§ **TASK TO CARRY OUT**
Copy exactly the lines that run from the top of the listing to the line containing "import seaborn as sns", both ends included, and omit the pictures.

--- start of RECORDS SUPPLIED ---

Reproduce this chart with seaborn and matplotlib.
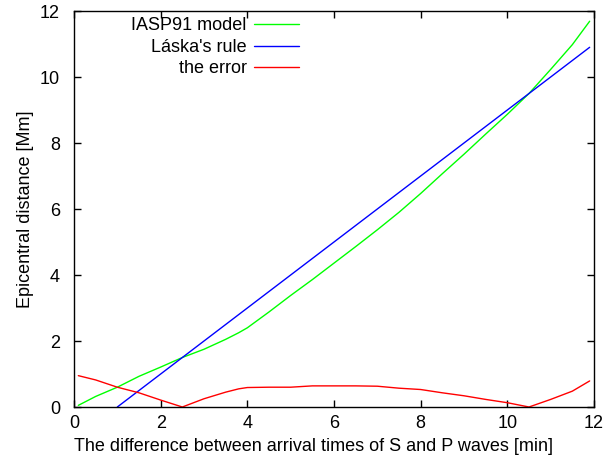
"""
IASP91 vs. Láska's rule: epicentral distance from S-P arrival time difference
"""
import pandas as pd
import matplotlib
matplotlib.use('Agg')
import matplotlib.pyplot as plt
import seaborn as sns

# S-P time difference [min]
t_min = [0.1, 0.5, 1.0, 1.5, 2.0, 2.5, 3.0, 3.5, 3.8, 4.0, 4.5, 5.0, 5.5,
         6.0, 6.5, 7.0, 7.5, 8.0, 8.5, 9.0, 9.5, 10.0, 10.5, 11.0, 11.5, 11.9]

# IASP91 model distance [Mm]
iasp91 = [0.05, 0.32, 0.60, 0.93, 1.21, 1.50, 1.75, 2.05, 2.25, 2.40, 2.88,
          3.38, 3.86, 4.36, 4.86, 5.37, 5.90, 6.47, 7.07, 7.66, 8.27, 8.87,
          9.50, 10.23, 10.98, 11.69]

# the error [Mm]
error = [0.95, 0.82, 0.60, 0.43, 0.21, 0.00, 0.25, 0.45, 0.55, 0.59, 0.60,
         0.60, 0.64, 0.64, 0.64, 0.63, 0.57, 0.53, 0.43, 0.34, 0.23, 0.13,
         0.00, 0.23, 0.48, 0.79]

# Láska's rule (straight line)
laska_t = [1.0, 11.9]
laska_d = [0.0, 10.9]

ticks = [0, 2, 4, 6, 8, 10, 12]

sns.set_theme(style='ticks')
plt.rcParams['font.family'] = ['Liberation Sans', 'DejaVu Sans']
plt.rcParams['text.color'] = 'black'
plt.rcParams['axes.labelcolor'] = 'black'

fig = plt.figure(figsize=(6.05, 4.68), dpi=100)
ax = fig.add_axes([74 / 605, 61 / 468, 520 / 605, 396 / 468])

model = pd.DataFrame({'t': t_min, 'd': iasp91})
rule = pd.DataFrame({'t': laska_t, 'd': laska_d})
err = pd.DataFrame({'t': t_min, 'd': error})

sns.lineplot(data=model, x='t', y='d', color='#00ff00', lw=1.0, ax=ax,
             label='IASP91 model', sort=False, estimator=None)
sns.lineplot(data=rule, x='t', y='d', color='#0000ff', lw=1.0, ax=ax,
             label="Láska's rule", sort=False, estimator=None)
sns.lineplot(data=err, x='t', y='d', color='#ff0000', lw=1.0, ax=ax,
             label='the error', sort=False, estimator=None)

ax.set_xlim(0, 12)
ax.set_ylim(0, 12)
ax.set_xticks(ticks)
ax.set_yticks(ticks)
ax.tick_params(direction='in', length=5, width=1, top=True, right=True,
               labelsize=13, colors='black')
ax.tick_params(axis='x', pad=6)
ax.tick_params(axis='y', pad=10)
for s in ax.spines.values():
    s.set_linewidth(1)
    s.set_color('black')

ax.set_xlabel('The difference between arrival times of S and P waves [min]',
              fontsize=13)
ax.xaxis.set_label_coords(0.4606, -0.078)
ax.set_ylabel('Epicentral distance [Mm]', fontsize=13, labelpad=4)

ax.legend(loc='upper right', bbox_to_anchor=(0.433, 0.984), frameon=False,
          markerfirst=False, fontsize=13, handlelength=2.5,
          handletextpad=0.4, labelspacing=0.25, borderpad=0, borderaxespad=0)

fig.savefig('out.png', dpi=100)
plt.close(fig)
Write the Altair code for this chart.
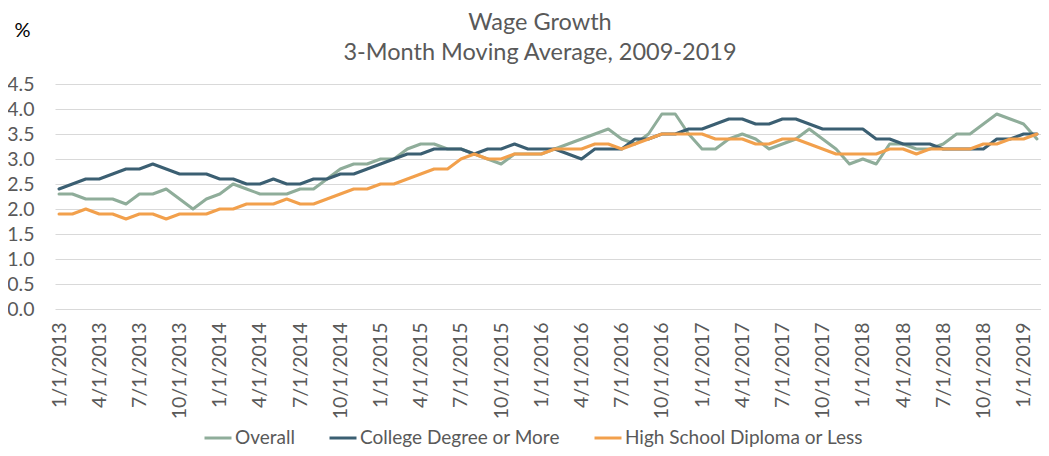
import altair as alt
import pandas as pd

# Monthly categories, Jan 2013 - Feb 2019
months = [f"{m}/1/{y}" for y in range(2013, 2020) for m in range(1, 13)][:74]
tick_months = months[::3]

overall = [
    2.3, 2.3, 2.2, 2.2, 2.2, 2.1, 2.3, 2.3, 2.4, 2.2, 2.0, 2.2, 2.3, 2.5,
    2.4, 2.3, 2.3, 2.3, 2.4, 2.4, 2.6, 2.8, 2.9, 2.9, 3.0, 3.0, 3.2, 3.3, 3.3,
    3.2, 3.2, 3.1, 3.0, 2.9, 3.1, 3.1, 3.1, 3.2, 3.3, 3.4, 3.5, 3.6, 3.4, 3.3, 3.5,
    3.9, 3.9, 3.5, 3.2, 3.2, 3.4, 3.5, 3.4, 3.2, 3.3, 3.4, 3.6, 3.4, 3.2, 2.9,
    3.0, 2.9, 3.3, 3.3, 3.2, 3.2, 3.3, 3.5, 3.5, 3.7, 3.9, 3.8, 3.7, 3.4,
]
college = [
    2.4, 2.5, 2.6, 2.6, 2.7, 2.8, 2.8, 2.9, 2.8, 2.7, 2.7, 2.7, 2.6, 2.6,
    2.5, 2.5, 2.6, 2.5, 2.5, 2.6, 2.6, 2.7, 2.7, 2.8, 2.9, 3.0, 3.1, 3.1, 3.2,
    3.2, 3.2, 3.1, 3.2, 3.2, 3.3, 3.2, 3.2, 3.2, 3.1, 3.0, 3.2, 3.2, 3.2, 3.4, 3.4,
    3.5, 3.5, 3.6, 3.6, 3.7, 3.8, 3.8, 3.7, 3.7, 3.8, 3.8, 3.7, 3.6, 3.6, 3.6,
    3.6, 3.4, 3.4, 3.3, 3.3, 3.3, 3.2, 3.2, 3.2, 3.2, 3.4, 3.4, 3.5, 3.5,
]
high_school = [
    1.9, 1.9, 2.0, 1.9, 1.9, 1.8, 1.9, 1.9, 1.8, 1.9, 1.9, 1.9, 2.0, 2.0,
    2.1, 2.1, 2.1, 2.2, 2.1, 2.1, 2.2, 2.3, 2.4, 2.4, 2.5, 2.5, 2.6, 2.7, 2.8,
    2.8, 3.0, 3.1, 3.0, 3.0, 3.1, 3.1, 3.1, 3.2, 3.2, 3.2, 3.3, 3.3, 3.2, 3.3, 3.4,
    3.5, 3.5, 3.5, 3.5, 3.4, 3.4, 3.4, 3.3, 3.3, 3.4, 3.4, 3.3, 3.2, 3.1, 3.1,
    3.1, 3.1, 3.2, 3.2, 3.1, 3.2, 3.2, 3.2, 3.2, 3.3, 3.3, 3.4, 3.4, 3.5,
]

series_names = ["Overall", "College Degree or More", "High School Diploma or Less"]
series_colors = ["#8FAD9A", "#3B5F72", "#F2A04C"]
y_ticks = [0.0, 0.5, 1.0, 1.5, 2.0, 2.5, 3.0, 3.5, 4.0, 4.5]

rows = []
for name, vals in zip(series_names, [overall, college, high_school]):
    for m, v in zip(months, vals):
        rows.append({"month": m, "series": name, "value": v})
df = pd.DataFrame(rows)

FONT = "Lato"
GREY = "#595959"

x_enc = alt.X(
    "month:O",
    sort=months,
    scale=alt.Scale(padding=0.3),
    axis=alt.Axis(
        values=tick_months,
        labelAngle=-90,
        title=None,
        ticks=False,
        domain=False,
        grid=False,
        labelFont=FONT,
        labelFontSize=19.5,
        labelColor=GREY,
        labelPadding=13,
    ),
)
y_enc = alt.Y(
    "value:Q",
    scale=alt.Scale(domain=[0, 4.5], nice=False),
    axis=alt.Axis(
        values=y_ticks,
        format=".1f",
        title="%",
        titleAngle=0,
        titleX=-33,
        titleY=-54,
        titleAlign="center",
        titleBaseline="middle",
        titleColor="#000000",
        titleFont=FONT,
        titleFontSize=20,
        titleFontWeight="normal",
        ticks=False,
        domain=False,
        grid=True,
        gridColor="#D9D9D9",
        gridWidth=1,
        labelFont=FONT,
        labelFontSize=19.5,
        labelColor=GREY,
        labelPadding=21,
    ),
)
color_enc = alt.Color(
    "series:N",
    scale=alt.Scale(domain=series_names, range=series_colors),
    legend=alt.Legend(
        title=None,
        orient="none",
        direction="horizontal",
        legendX=148,
        legendY=339,
        symbolType="stroke",
        symbolSize=729,
        symbolStrokeWidth=3,
        labelFont=FONT,
        labelFontSize=19,
        labelColor=GREY,
        labelOffset=2,
        labelLimit=0,
        columnPadding=28,
    ),
)

layers = []
for name in series_names:
    layers.append(
        alt.Chart(df)
        .transform_filter(alt.datum.series == name)
        .mark_line(strokeWidth=3, strokeJoin="round", strokeCap="round")
        .encode(x=x_enc, y=y_enc, color=color_enc)
    )

chart = (
    alt.layer(*layers)
    .properties(
        width=986,
        height=225,
        autosize=alt.AutoSizeParams(type="none"),
        padding={"left": 47, "top": 76, "right": 0, "bottom": 139},
        title=alt.TitleParams(
            text=["Wage Growth", "3-Month Moving Average, 2009-2019"],
            font=FONT,
            fontSize=23.5,
            fontWeight="normal",
            color=GREY,
            anchor="middle",
            frame="group",
            lineHeight=30,
            offset=0,
            dx=-8,
            dy=44,
        ),
    )
    .configure_view(stroke=None)
)

chart.save("out.html", embed_options={"renderer": "svg", "actions": False})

--- end of RECORDS SUPPLIED ---

§ **RESPONSE TO THE TASK**
Reproduce this chart with seaborn and matplotlib.
"""
IASP91 vs. Láska's rule: epicentral distance from S-P arrival time difference
"""
import pandas as pd
import matplotlib
matplotlib.use('Agg')
import matplotlib.pyplot as plt
import seaborn as sns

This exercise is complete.